The Sophisticated Liar is more likely, however, to be found in management position.

Oh, by the way...

the 'sophisticated' commentator is not too far away.  Feigned indifference under the guise of 'all lies; can't trust anyone' doesn't cut it, either, as things regress and are destroyed beneath their feet.


GeekRad said...

When I started my career I worked for a very large and powerful corporation. Management lying to employees was the norm. As Peter describes, management felt employees were not smart enough or sophisticated enough to tell the truth. It was rooted in a culture that they had to be secretive to stay ahead of the competition and it affected the way managers interacted with staff. So many lies and we knew they were lying or at least ommitting. At one point there had been announcements of upcoming reorganizations and the rumors that followed for months. When the announcement of reorganization details finally came we were hearing it from co-workers in other cities. Even as we were getting faxes from our co-workers in other cities of the details my manager was denying it and saying it was only rumor. He did not share the information with us untill the next day. The culture has changed in that corporation but there is still a great deal of deception. In the name of good business practices (tongue in cheek.)

Anonymous said...

According to a press release, Melissa D. Barton, 25, was arrested for felony theft by deception after an investigation revealed Barton was receiving monetary donations after claiming she had cancer and her son had leukemia.

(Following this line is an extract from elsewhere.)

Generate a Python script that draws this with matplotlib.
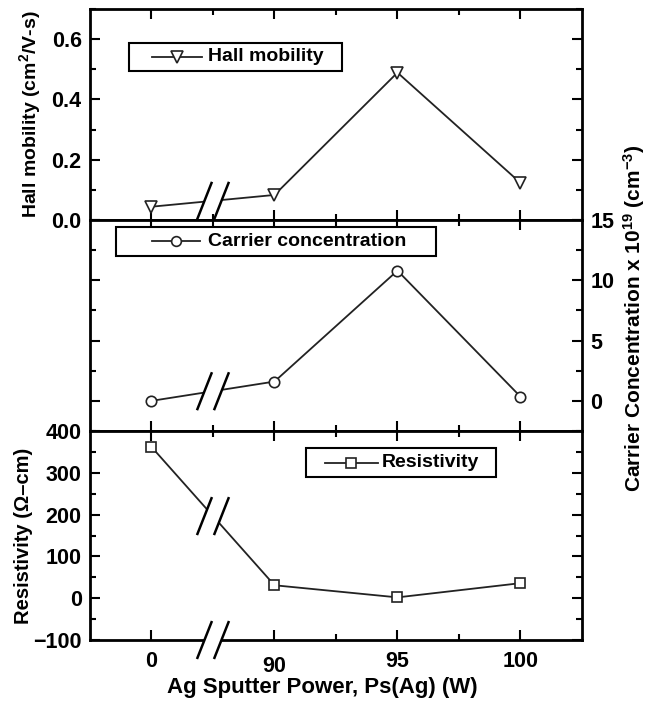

"I would never do that. The fundraisers that were made in my name were made by people that did not ask my permission," said Barton. " I had a scare last year in October ... and I kinda jumped to conclusions quickly."

She didn't say she didn't do it, just that she would NEVER do that.

Katprint said...

I have an ex who is a pathological liar. He has lied about being a military helicopter pilot, a hospital nurse, a computer expert, a sniper in China, a truck mechanic, a biologist/scientist, and a civil engineer. Those are just some of the whopping lies that I personally know about -- he lives 2,000+ miles away and I'm pretty sure there are extensive other lies that I don't know about.

I occasionally joke with my husband that I'm getting to be boring in my old age, telling the same stories over and over, because my stories actually happened. I have only lived one life; unlike my ex's my life history stays the same for every retelling. LOL!